--- START OF SUPPLIED INFORMATION ---
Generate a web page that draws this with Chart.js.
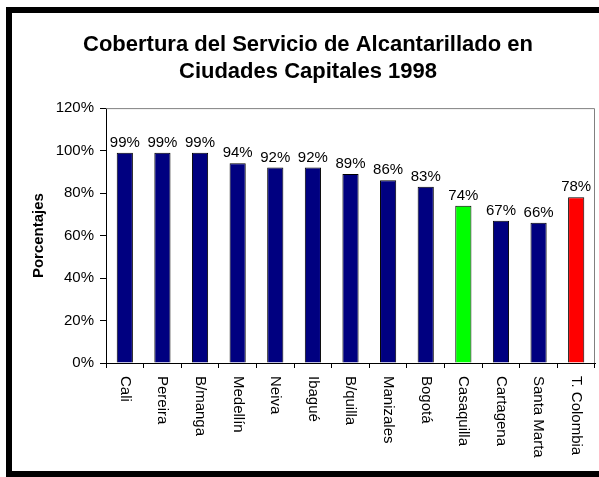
<!DOCTYPE html>
<html>
<head>
<meta charset="utf-8">
<script src="https://cdn.jsdelivr.net/npm/chart.js@4"></script>
<style>
  html, body { margin: 0; padding: 0; background: #fff; overflow: hidden; width: 599px; height: 477px; }
  #frame { position: absolute; left: 6px; top: 7px; width: 587px; height: 458px; border-left: 6px solid #000; border-top: 6px solid #000; border-bottom: 6px solid #000; border-right: none; }
  #wrap { position: absolute; left: 0; top: 0; width: 599px; height: 477px; }
</style>
</head>
<body>
<div id="frame"></div>
<div id="wrap"><canvas id="c" width="599" height="477"></canvas></div>
<script>
const categories = ["Cali", "Pereira", "B/manga", "Medellín", "Neiva", "Ibagué", "B/quilla", "Manizales", "Bogotá", "Casaquilla", "Cartagena", "Santa Marta", "T. Colombia"];
const coverage = [99, 99, 99, 94, 92, 92, 89, 86, 83, 74, 67, 66, 78];
const barColors = ["#000080", "#000080", "#000080", "#000080", "#000080", "#000080", "#000080", "#000080", "#000080", "#00FF00", "#000080", "#000080", "#FF0000"];
const titleLines = ["Cobertura del Servicio de Alcantarillado en", "Ciudades Capitales 1998"];
const yTitle = "Porcentajes";

const FONT = "'Liberation Sans', Arial, sans-serif";
Chart.defaults.font.family = FONT;
Chart.defaults.font.size = 15;
Chart.defaults.color = '#000';

const decor = {
  id: 'decor',
  beforeDatasetsDraw(chart) {
    const { ctx, chartArea: a } = chart;
    ctx.save();
    ctx.strokeStyle = '#808080';
    ctx.lineWidth = 1;
    ctx.beginPath();
    ctx.moveTo(a.left, a.top + 0.5);
    ctx.lineTo(a.right - 0.5, a.top + 0.5);
    ctx.lineTo(a.right - 0.5, a.bottom);
    ctx.stroke();
    ctx.restore();
  },
  afterDraw(chart) {
    const { ctx } = chart;
    const xs = chart.scales.x;
    const meta = chart.getDatasetMeta(0);
    ctx.save();
    ctx.fillStyle = '#000';
    ctx.font = '15px ' + FONT;
    ctx.textAlign = 'center';
    ctx.textBaseline = 'alphabetic';
    meta.data.forEach((bar, i) => {
      ctx.fillText(coverage[i] + '%', bar.x, bar.y - 6);
    });
    ctx.textAlign = 'left';
    ctx.textBaseline = 'middle';
    categories.forEach((lab, i) => {
      const x = xs.getPixelForTick(i);
      ctx.save();
      ctx.translate(x, xs.top + 13);
      ctx.rotate(Math.PI / 2);
      ctx.fillText(lab, 0, 0);
      ctx.restore();
    });
    ctx.restore();
  }
};

new Chart(document.getElementById('c'), {
  type: 'bar',
  data: {
    labels: categories,
    datasets: [{
      data: coverage,
      backgroundColor: barColors,
      borderColor: '#000',
      borderWidth: 1,
      categoryPercentage: 1,
      barPercentage: 0.43
    }]
  },
  options: {
    responsive: false,
    animation: false,
    layout: { padding: { left: 21, right: 4, top: 21, bottom: 14 } },
    plugins: {
      legend: { display: false },
      tooltip: { enabled: false },
      title: {
        display: true,
        text: titleLines,
        color: '#000',
        font: { size: 22, weight: 'bold', lineHeight: 1.23 },
        padding: { top: 10, bottom: 23 }
      }
    },
    scales: {
      x: {
        grid: { display: true, drawOnChartArea: false, drawTicks: true, tickLength: 5, color: '#000', offset: true },
        border: { display: true, color: '#000', width: 1 },
        ticks: { display: false },
        afterFit(s) { s.height = 100; }
      },
      y: {
        min: 0, max: 120,
        grid: { drawOnChartArea: false, drawTicks: true, tickLength: 6, color: '#000' },
        border: { display: true, color: '#000', width: 1 },
        ticks: { stepSize: 20, padding: 6, callback: v => v + '%', font: { size: 15 } },
        title: { display: true, text: yTitle, font: { size: 15, weight: 'bold', lineHeight: 1.2 }, padding: { top: 9, bottom: 0 } },
        afterFit(s) { s.width = 85; }
      }
    }
  },
  plugins: [decor]
});
</script>
</body>
</html>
--- END OF SUPPLIED INFORMATION ---
=== WHAT YOU ARE ASKED TO DO ===
Output all of the data exactly as it stands, minus any images.

=== RESPONSE TO THE EXERCISE ===
Generate a web page that draws this with Chart.js.
<!DOCTYPE html>
<html>
<head>
<meta charset="utf-8">
<script src="https://cdn.jsdelivr.net/npm/chart.js@4"></script>
<style>
  html, body { margin: 0; padding: 0; background: #fff; overflow: hidden; width: 599px; height: 477px; }
  #frame { position: absolute; left: 6px; top: 7px; width: 587px; height: 458px; border-left: 6px solid #000; border-top: 6px solid #000; border-bottom: 6px solid #000; border-right: none; }
  #wrap { position: absolute; left: 0; top: 0; width: 599px; height: 477px; }
</style>
</head>
<body>
<div id="frame"></div>
<div id="wrap"><canvas id="c" width="599" height="477"></canvas></div>
<script>
const categories = ["Cali", "Pereira", "B/manga", "Medellín", "Neiva", "Ibagué", "B/quilla", "Manizales", "Bogotá", "Casaquilla", "Cartagena", "Santa Marta", "T. Colombia"];
const coverage = [99, 99, 99, 94, 92, 92, 89, 86, 83, 74, 67, 66, 78];
const barColors = ["#000080", "#000080", "#000080", "#000080", "#000080", "#000080", "#000080", "#000080", "#000080", "#00FF00", "#000080", "#000080", "#FF0000"];
const titleLines = ["Cobertura del Servicio de Alcantarillado en", "Ciudades Capitales 1998"];
const yTitle = "Porcentajes";

const FONT = "'Liberation Sans', Arial, sans-serif";
Chart.defaults.font.family = FONT;
Chart.defaults.font.size = 15;
Chart.defaults.color = '#000';

const decor = {
  id: 'decor',
  beforeDatasetsDraw(chart) {
    const { ctx, chartArea: a } = chart;
    ctx.save();
    ctx.strokeStyle = '#808080';
    ctx.lineWidth = 1;
    ctx.beginPath();
    ctx.moveTo(a.left, a.top + 0.5);
    ctx.lineTo(a.right - 0.5, a.top + 0.5);
    ctx.lineTo(a.right - 0.5, a.bottom);
    ctx.stroke();
    ctx.restore();
  },
  afterDraw(chart) {
    const { ctx } = chart;
    const xs = chart.scales.x;
    const meta = chart.getDatasetMeta(0);
    ctx.save();
    ctx.fillStyle = '#000';
    ctx.font = '15px ' + FONT;
    ctx.textAlign = 'center';
    ctx.textBaseline = 'alphabetic';
    meta.data.forEach((bar, i) => {
      ctx.fillText(coverage[i] + '%', bar.x, bar.y - 6);
    });
    ctx.textAlign = 'left';
    ctx.textBaseline = 'middle';
    categories.forEach((lab, i) => {
      const x = xs.getPixelForTick(i);
      ctx.save();
      ctx.translate(x, xs.top + 13);
      ctx.rotate(Math.PI / 2);
      ctx.fillText(lab, 0, 0);
      ctx.restore();
    });
    ctx.restore();
  }
};

new Chart(document.getElementById('c'), {
  type: 'bar',
  data: {
    labels: categories,
    datasets: [{
      data: coverage,
      backgroundColor: barColors,
      borderColor: '#000',
      borderWidth: 1,
      categoryPercentage: 1,
      barPercentage: 0.43
    }]
  },
  options: {
    responsive: false,
    animation: false,
    layout: { padding: { left: 21, right: 4, top: 21, bottom: 14 } },
    plugins: {
      legend: { display: false },
      tooltip: { enabled: false },
      title: {
        display: true,
        text: titleLines,
        color: '#000',
        font: { size: 22, weight: 'bold', lineHeight: 1.23 },
        padding: { top: 10, bottom: 23 }
      }
    },
    scales: {
      x: {
        grid: { display: true, drawOnChartArea: false, drawTicks: true, tickLength: 5, color: '#000', offset: true },
        border: { display: true, color: '#000', width: 1 },
        ticks: { display: false },
        afterFit(s) { s.height = 100; }
      },
      y: {
        min: 0, max: 120,
        grid: { drawOnChartArea: false, drawTicks: true, tickLength: 6, color: '#000' },
        border: { display: true, color: '#000', width: 1 },
        ticks: { stepSize: 20, padding: 6, callback: v => v + '%', font: { size: 15 } },
        title: { display: true, text: yTitle, font: { size: 15, weight: 'bold', lineHeight: 1.2 }, padding: { top: 9, bottom: 0 } },
        afterFit(s) { s.width = 85; }
      }
    }
  },
  plugins: [decor]
});
</script>
</body>
</html>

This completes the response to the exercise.